Zaprezentowany w trakcie targów model został wyposażony w zwijany od dołu lub od góry ekran AMOLED. Z wyświetlacza o przekątnej 6.8-cala, ten rozszerzał się maksymalnie do 7.6-cala. Z pozoru nie jest to wiele, ale duże znaczenie mają tutaj proporcje ekranu. W pozycji rozłożonej przypomina on klasycznego smartfona. Jednak po złożeniu ekran ma kształt zbliżony do kwadratu. Dzięki temu całość jest bardziej kompaktowa. Niestety TCL nie podzielił się informacjami, kiedy moglibyśmy się spodziewać takie technologii na sklepowych półkach.
LG Rollable
Chiński gigant, czyli TCL to jednak nie jedyna firma, która pochwaliła się dokonaniami w dziedzinie elastycznych wyświetlaczy.

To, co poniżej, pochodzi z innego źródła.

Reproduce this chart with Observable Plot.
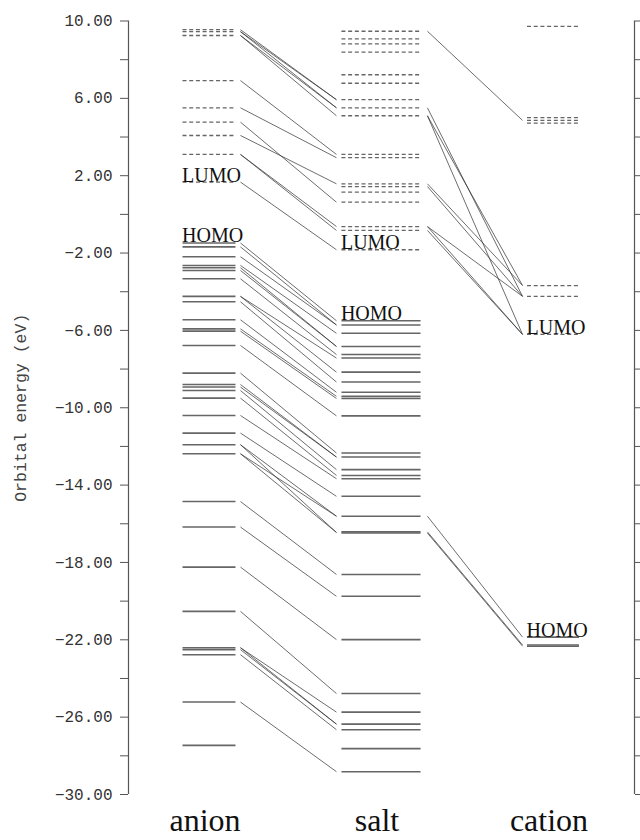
<!DOCTYPE html>
<html>
<head>
<meta charset="utf-8">
<script src="https://cdn.jsdelivr.net/npm/d3@7"></script>
<script src="https://cdn.jsdelivr.net/npm/@observablehq/plot@0.6"></script>
<style>
  html, body { margin: 0; padding: 0; background: #fff; }
  #chart { width: 640px; height: 840px; overflow: hidden; }
</style>
</head>
<body>
<div id="chart"></div>
<script>
// ---- Data (orbital energies in eV) ----
const columns = ["anion", "salt", "cation"];

const anionVirtual = [9.55, 9.45, 9.25, 6.92, 5.51, 4.77, 4.08, 3.10, 1.67];
const anionOccupied = [-1.48, -1.68, -2.19, -2.64, -2.76, -2.90, -3.33, -4.24, -4.52, -5.45,
  -5.92, -6.04, -6.78, -8.21, -8.80, -8.93, -9.11, -9.50, -10.40, -11.31, -11.91, -12.38,
  -14.85, -16.17, -18.24, -20.53, -22.41, -22.51, -22.77, -25.22, -27.46];

const saltVirtual = [9.47, 9.08, 8.82, 8.39, 7.22, 6.78, 5.93, 5.51, 5.10, 3.10, 2.93,
  1.58, 1.44, 1.15, 0.63, -0.63, -0.83, -1.83];
const saltOccupied = [-5.50, -5.72, -6.15, -6.83, -7.25, -7.43, -8.16, -8.67, -9.20, -9.41,
  -9.52, -10.42, -12.34, -12.55, -13.20, -13.50, -13.67, -14.58, -15.61, -16.42, -16.48,
  -18.62, -19.75, -21.99, -24.78, -25.74, -26.36, -26.65, -27.63, -28.82];

const cationVirtual = [9.72, 5.00, 4.86, 4.72, -3.68, -4.24, -6.21];
const cationOccupied = [-21.86, -22.27, -22.33];

// correlation lines anion -> salt (from energy, to energy)
const anionSaltFrom = [9.55, 9.45, 9.45, 9.25, 9.25, 6.92, 5.51, 4.77, 4.08, 3.10, 3.10, 1.67,
  -1.48, -1.68, -2.19, -2.64, -2.76, -2.90, -3.33, -4.24, -4.24, -4.52, -5.45, -5.92, -6.04,
  -6.78, -8.21, -8.80, -8.93, -9.11, -9.50, -10.40, -11.31, -11.91, -11.91, -12.38, -12.38,
  -14.85, -16.17, -18.24, -20.53, -22.41, -22.41, -22.51, -22.77, -25.22];
const anionSaltTo = [5.93, 5.51, 5.93, 5.51, 5.10, 3.10, 2.93, 0.63, 1.58, -0.63, -0.83, -1.83,
  -5.50, -5.72, -5.72, -6.15, -6.83, -6.83, -7.25, -7.43, -8.16, -8.67, -9.20, -9.41, -9.52,
  -10.42, -12.34, -12.55, -12.55, -13.20, -13.50, -13.67, -14.58, -15.61, -16.45, -15.61, -16.45,
  -18.62, -19.75, -21.99, -24.78, -25.74, -26.36, -26.36, -26.65, -28.82];

// correlation lines salt -> cation
const saltCationFrom = [9.47, 5.51, 5.10, 5.10, 1.58, 1.44, -0.63, -0.63, -0.83, -15.61, -16.42, -16.48];
const saltCationTo = [4.86, -4.24, -3.68, -6.21, -3.68, -4.24, -4.24, -6.21, -6.21, -21.86, -22.27, -22.33];

// frontier-orbital labels
const labelText = ["LUMO", "HOMO", "LUMO", "HOMO", "LUMO", "HOMO"];
const labelCol = [0, 0, 1, 1, 2, 2];
const labelEnergy = [1.67, -1.48, -1.83, -5.50, -6.21, -21.86];

const yTicks = d3.range(-30, 10.001, 2);

// ---- Layout (not data) ----
const halfWidth = [0.154, 0.23, 0.151];          // level half widths per column (x units)
const linkStart = [0.183, 0.27];                  // connector start offset right of column
const linkEnd = [-0.259, -0.177];                 // connector end offset left of next column
const labelDx = [[0, -2], [12, 15], [-4, -2]];    // px offsets for LUMO/HOMO labels
const labelDy = [[-4, -6], [-2, -3], [-1.5, -2]];

// ---- Build tables ----
const levels = [];
[[anionVirtual, anionOccupied], [saltVirtual, saltOccupied], [cationVirtual, cationOccupied]]
  .forEach(([virt, occ], c) => {
    virt.forEach(e => levels.push({col: c, e, occ: false}));
    occ.forEach(e => levels.push({col: c, e, occ: true}));
  });

const links = [];
anionSaltFrom.forEach((e, i) => links.push({c: 0, from: e, to: anionSaltTo[i]}));
saltCationFrom.forEach((e, i) => links.push({c: 1, from: e, to: saltCationTo[i]}));

const labels = labelText.map((t, i) => {
  const c = labelCol[i];
  const k = t === "LUMO" ? 0 : 1;
  return {t, col: c, e: labelEnergy[i], dx: labelDx[c][k], dy: labelDy[c][k]};
});

const xDomain = [-0.468, 2.474];
const fmt = d3.format(".2f");

const serif = "'Liberation Serif', 'Times New Roman', serif";
const mono = "'Liberation Mono', 'DejaVu Sans Mono', monospace";

const chart = Plot.plot({
  width: 640,
  height: 840,
  marginLeft: 128,
  marginRight: 6,
  marginTop: 20.5,
  marginBottom: 46,
  style: {fontFamily: mono, fontSize: "16px", color: "#444", background: "#fff"},
  x: {domain: xDomain, axis: null},
  y: {domain: [-30, 10], axis: null},
  marks: [
    // axis lines
    Plot.ruleX(xDomain, {y1: -30, y2: 10, stroke: "#555", strokeWidth: 1.2}),
    Plot.axisY({
      anchor: "left", ticks: yTicks, tickSize: 8, tickPadding: 8,
      tickFormat: d => ((10 - d) % 4 === 0 ? fmt(d) : ""),
      fontSize: 16, fontFamily: mono, fill: "#333", stroke: "#555"
    }),
    Plot.axisY({
      anchor: "right", ticks: yTicks, tickSize: 8, tickFormat: () => "", stroke: "#555"
    }),
    Plot.text(["Orbital energy (eV)"], {
      frameAnchor: "left", dx: -108, rotate: -90, textAnchor: "middle", lineAnchor: "middle",
      fontSize: 16.5, fontFamily: mono, fill: "#444"
    }),
    // connectors
    Plot.link(links, {
      x1: d => d.c + linkStart[d.c], y1: "from",
      x2: d => d.c + 1 + linkEnd[d.c], y2: "to",
      stroke: "#333", strokeWidth: 0.8, strokeOpacity: 0.9
    }),
    // virtual (unoccupied) levels: dashed
    Plot.link(levels.filter(d => !d.occ), {
      x1: d => d.col - halfWidth[d.col], x2: d => d.col + halfWidth[d.col],
      y1: "e", y2: "e", stroke: "#666", strokeWidth: 1.3, strokeDasharray: "4,2.7"
    }),
    // occupied levels: solid
    Plot.link(levels.filter(d => d.occ), {
      x1: d => d.col - halfWidth[d.col], x2: d => d.col + halfWidth[d.col],
      y1: "e", y2: "e", stroke: "#666", strokeWidth: 1.6
    }),
    // HOMO / LUMO labels
    Plot.text(labels, {
      x: d => d.col - halfWidth[d.col], y: "e", text: "t",
      dx: d => d.dx, dy: d => d.dy,
      textAnchor: "start", lineAnchor: "bottom",
      fontSize: 20, fontFamily: serif, fill: "#111"
    }),
    // column names
    Plot.text(columns, {
      x: (d, i) => i, text: d => d, frameAnchor: "bottom",
      lineAnchor: "top", dy: 14, dx: -4,
      fontSize: 32, fontFamily: serif, fill: "#111"
    })
  ]
});

document.getElementById("chart").appendChild(chart);
</script>
</body>
</html>
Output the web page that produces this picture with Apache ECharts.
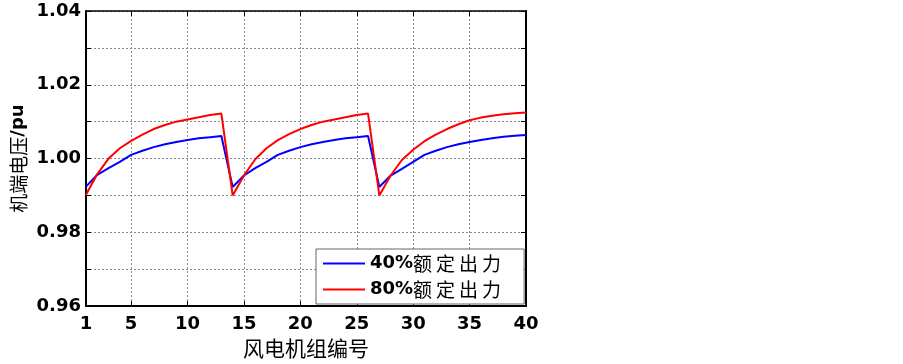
<!DOCTYPE html>
<html>
<head>
<meta charset="utf-8">
<script src="https://cdn.jsdelivr.net/npm/echarts@6/dist/echarts.min.js"></script>
<style>
  html, body { margin: 0; padding: 0; background: #fff; }
  #view1Data { width: 903px; height: 364px; }
</style>
</head>
<body>
<div id="view1Data"></div>
<script>
// turbine number 1..40
const turbines = ['1', '2', '3', '4', '5', '6', '7', '8', '9', '10',
  '11', '12', '13', '14', '15', '16', '17', '18', '19', '20',
  '21', '22', '23', '24', '25', '26', '27', '28', '29', '30',
  '31', '32', '33', '34', '35', '36', '37', '38', '39', '40']
const xLabelShown = ['1', '5', '10', '15', '20', '25', '30', '35', '40']
const yLabelShown = ['0.96', '0.98', '1.00', '1.02', '1.04']

// terminal voltage (pu)
const load40 = [
  0.9924, 0.9956, 0.9974, 0.9991, 1.0010, 1.0021, 1.0031, 1.0039, 1.0045, 1.0050, 1.0055, 1.0058, 1.0061,
  0.9923, 0.9954, 0.9974, 0.9991, 1.0010, 1.0021, 1.0031, 1.0039, 1.0045, 1.0050, 1.0055, 1.0058, 1.0061,
  0.9923, 0.9954, 0.9972, 0.9991, 1.0010, 1.0021, 1.0031, 1.0039, 1.0045, 1.0050, 1.0055, 1.0059, 1.0062, 1.0064
]
const load80 = [
  0.9902, 0.9958, 1.0000, 1.0028, 1.0048, 1.0065, 1.0080, 1.0091, 1.0100, 1.0106, 1.0112, 1.0118, 1.0122,
  0.9900, 0.9954, 0.9998, 1.0028, 1.0050, 1.0066, 1.0080, 1.0091, 1.0100, 1.0106, 1.0112, 1.0118, 1.0122,
  0.9900, 0.9954, 0.9996, 1.0024, 1.0047, 1.0065, 1.0080, 1.0093, 1.0104, 1.0111, 1.0116, 1.0120, 1.0123, 1.0125
]
const seriesNames = ['40%额定出力', '80%额定出力']

const numFont = 'DejaVu Sans'
const cjkFont = 'Noto Sans CJK SC'
const gridTick = (idx) => (idx + 1) % 5 === 0 && idx !== 39
const labelTick = (idx, val) => xLabelShown.indexOf(val) >= 0

let myChart = echarts.init(document.getElementById('view1Data'))
myChart.setOption({
  animation: false,
  backgroundColor: '#fff',
  grid: { left: 86, right: 377, top: 11, bottom: 47 },
  legend: {
    orient: 'vertical',
    left: 316,
    top: 249,
    data: seriesNames.map(n => ({ name: n, icon: 'rect' })),
    backgroundColor: '#fff',
    borderColor: '#666',
    borderWidth: 1,
    borderRadius: 0,
    padding: [5, 19, 5, 7],
    itemGap: 7,
    itemWidth: 42,
    itemHeight: 2,
    formatter: (name) => '{a|' + name.slice(0, 3) + '}' + name.slice(3).split('').map(c => '{c|' + c + '}').join(''),
    textStyle: {
      rich: {
        a: { fontFamily: numFont, fontWeight: 'bold', fontSize: 18, color: '#000', lineHeight: 20 },
        c: { fontFamily: cjkFont, fontSize: 19, width: 23, color: '#000', lineHeight: 20 },
      },
    },
  },
  xAxis: [
    {
      type: 'category',
      data: turbines,
      boundaryGap: false,
      position: 'bottom',
      name: '风电机组编号',
      nameLocation: 'middle',
      nameGap: 26,
      nameTextStyle: { fontFamily: cjkFont, fontSize: 21, color: '#000' },
      axisLine: { lineStyle: { color: '#000', width: 2 } },
      axisTick: { inside: true, length: 5, interval: labelTick, lineStyle: { color: '#000' } },
      axisLabel: { interval: labelTick, margin: 9, color: '#000', fontFamily: numFont, fontWeight: 'bold', fontSize: 18 },
      splitLine: { show: true, interval: gridTick, lineStyle: { color: '#8a8a8a', type: [2, 2], width: 1 } },
    },
    {
      type: 'category',
      data: turbines,
      boundaryGap: false,
      position: 'top',
      axisLine: { lineStyle: { color: '#000', width: 1.5 } },
      axisTick: { inside: true, length: 5, interval: labelTick, lineStyle: { color: '#000' } },
      axisLabel: { show: false },
      splitLine: { show: false },
    },
  ],
  yAxis: [
    {
      type: 'value',
      min: 0.96,
      max: 1.04,
      interval: 0.01,
      position: 'left',
      name: '{a|机端电压}{b|/pu}',
      nameLocation: 'middle',
      nameGap: 58,
      nameTextStyle: {
        rich: {
          a: { fontFamily: cjkFont, fontSize: 19, color: '#000' },
          b: { fontFamily: numFont, fontWeight: 'bold', fontSize: 18, color: '#000' },
        },
      },
      axisLine: { show: true, lineStyle: { color: '#000', width: 2 } },
      axisTick: { show: true, inside: true, length: 5, lineStyle: { color: '#000' } },
      axisLabel: {
        margin: 5,
        color: '#000',
        fontFamily: numFont,
        fontWeight: 'bold',
        fontSize: 18,
        formatter: (v) => {
          const s = v.toFixed(2)
          return yLabelShown.indexOf(s) >= 0 ? s : ''
        },
      },
      splitLine: { show: true, lineStyle: { color: '#8a8a8a', type: [2, 2], width: 1 } },
    },
    {
      type: 'value',
      min: 0.96,
      max: 1.04,
      interval: 0.01,
      position: 'right',
      axisLine: { show: true, lineStyle: { color: '#000', width: 2 } },
      axisTick: { show: true, inside: true, length: 5, lineStyle: { color: '#000' } },
      axisLabel: { show: false },
      splitLine: { show: false },
    },
  ],
  series: [
    {
      name: seriesNames[0],
      type: 'line',
      data: load40,
      symbol: 'none',
      lineStyle: { color: '#0000ff', width: 2 },
      itemStyle: { color: '#0000ff' },
      z: 3,
    },
    {
      name: seriesNames[1],
      type: 'line',
      data: load80,
      symbol: 'none',
      lineStyle: { color: '#ff0000', width: 2 },
      itemStyle: { color: '#ff0000' },
      z: 4,
    },
  ],
})

window.addEventListener('resize', () => {
  myChart.resize()
})
</script>
</body>
</html>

LG, które jest doskonale znane z produkcji telewizorów, także próbuje w tej dziedzinie swoich sił. Smartfony tego producenta nie są może najpopularniejsze, ale trudno odmówić im ciekawego designu czy innowacyjnych rozwiązań. By daleko nie szukać przykładu – LG Wing, smartfon jedyny w swoim rodzaju. Może nie zawojuje rynku, ale sam pomysł jest niezwykle intrygujący.
W trakcie swojej prezentacji na targach CES 2021, LG zaprezentowało wiele urządzeń z segmentu AGD czy RTV. Pojawiły się tam oczywiście nowe telewizory OLED. To, co jednak mogło przykuć uwagę najbardziej to ostatnie sekundy prezentacji. To właśnie tam pojawił się LG Rollable, czyli najpewniej nowy flagowiec tego producenta, który ma zaoferować zwijany ekran. Nie padła tam niestety jakakolwiek data premiery, ale targi wciąż trwają. Być może LG szykuje dla nas jakąś niespodziankę.